Daring to Trust

I am absolutely loving having time to read.  The two books I was reading together: A Course In Love and Daring to Trust: Opening Ourselves to Real Love & Intimacy, by David Richo were perfect companions.  What I’m still processing from them is such important material.  It is helping me to fill in the missing pieces of my Boundaries 101 class.  Problem is, the class is still just 5 weeks.  Ah well, we’ll just have to use our time well.  Really well.

Daring To Trust is such a practical and comprehensive book.  Offered from a Buddhist perspective, it covers everything from describing what healthy trust is, to explaining why trust has been a problem for many of us in the past, and always with compassion for ourselves and others.  Here is another sample:

… building inner resources so that our safety and security lie stably within ourselves.  Such inner resources help us look at others with a desire for connection rather than with neediness…. utterly thorough and conditional yes to the given of human caprice, something we notice now not with horror and blame but with understanding and even amusement.
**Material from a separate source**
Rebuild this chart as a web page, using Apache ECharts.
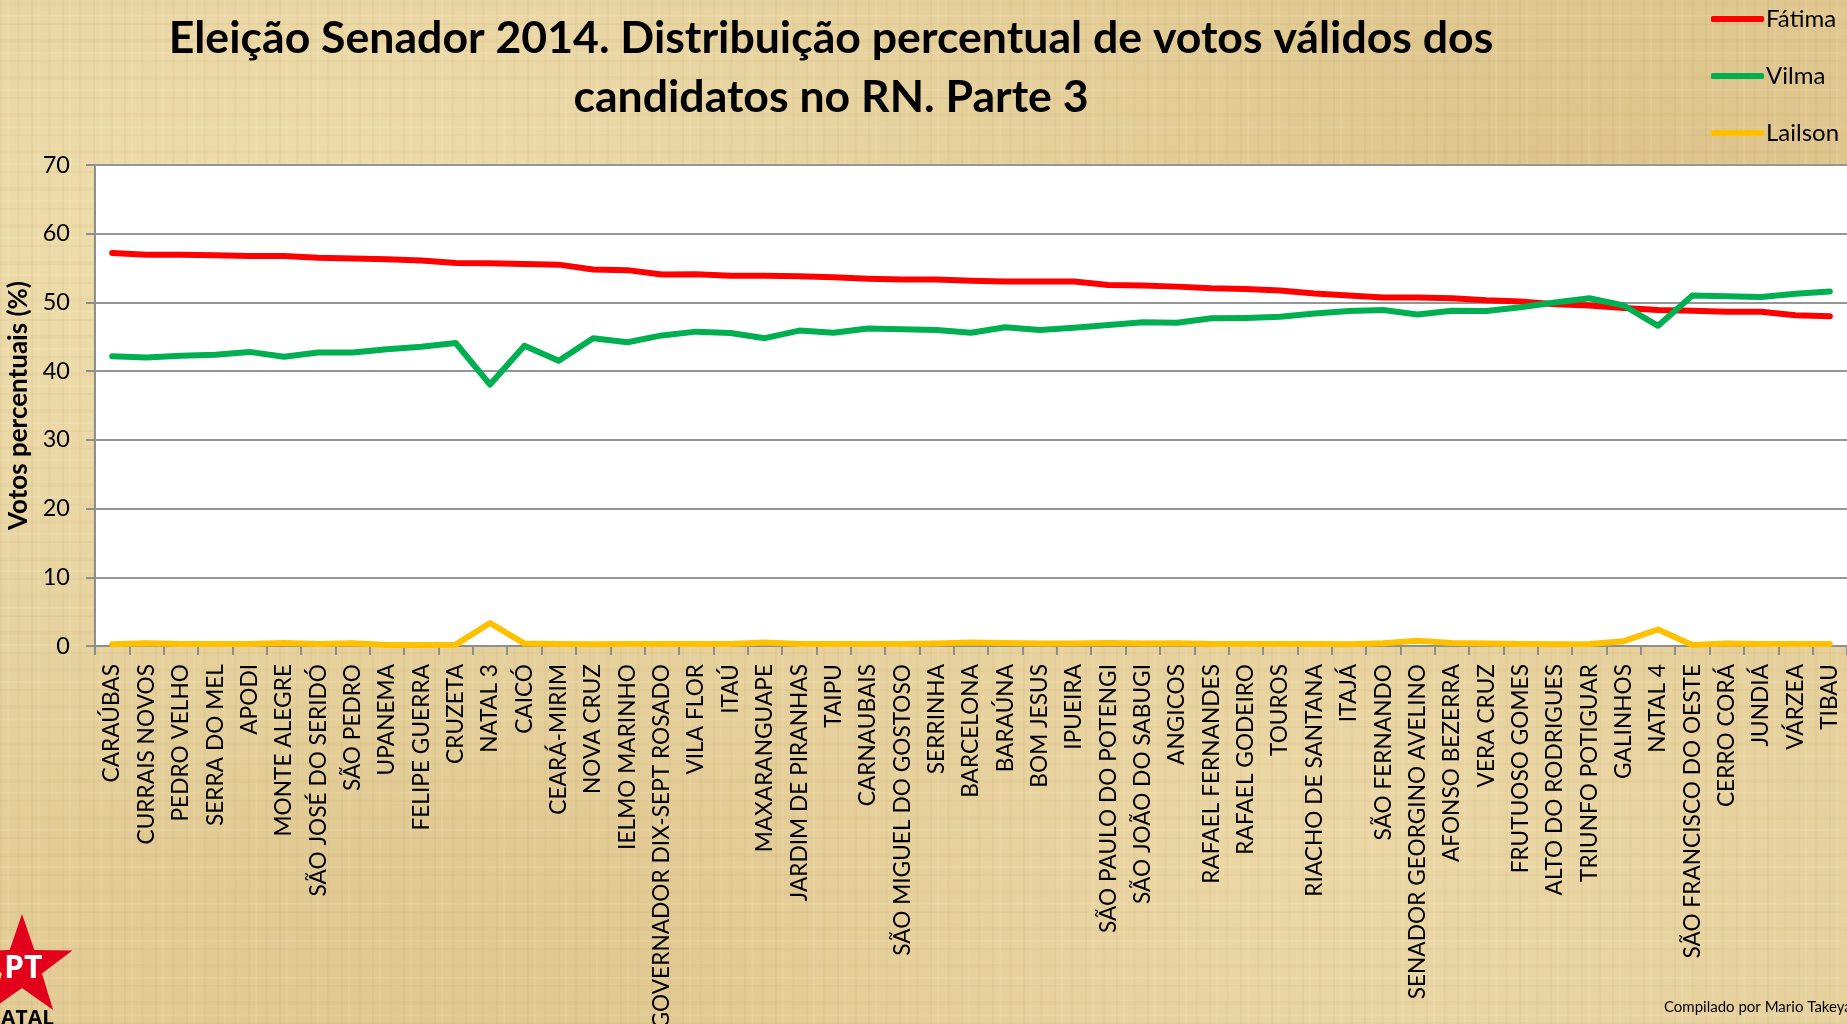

pg 28: …we can practice a style that helps us know ourselves more deeply.  We can first follow our need to see what it reveals about us and only after that seek fulfillment of the need, now understood more accurately.  A need is then like the White Rabbit that leads Alice down the rabbit hole into Wonderland, the unconscious part of herself where she discovers qualities in herself previously unknown to her.  A need can do that for us if instead of immediately running to someone for fulfillment, we take time to explore it.  Perhaps our need for wholehearted unconditional love shows us what we missed in childhood.

Now we are reading our needs and using them as resources for self-knowledge.  We are finding out that what we want tells us something meaningful about ourselves.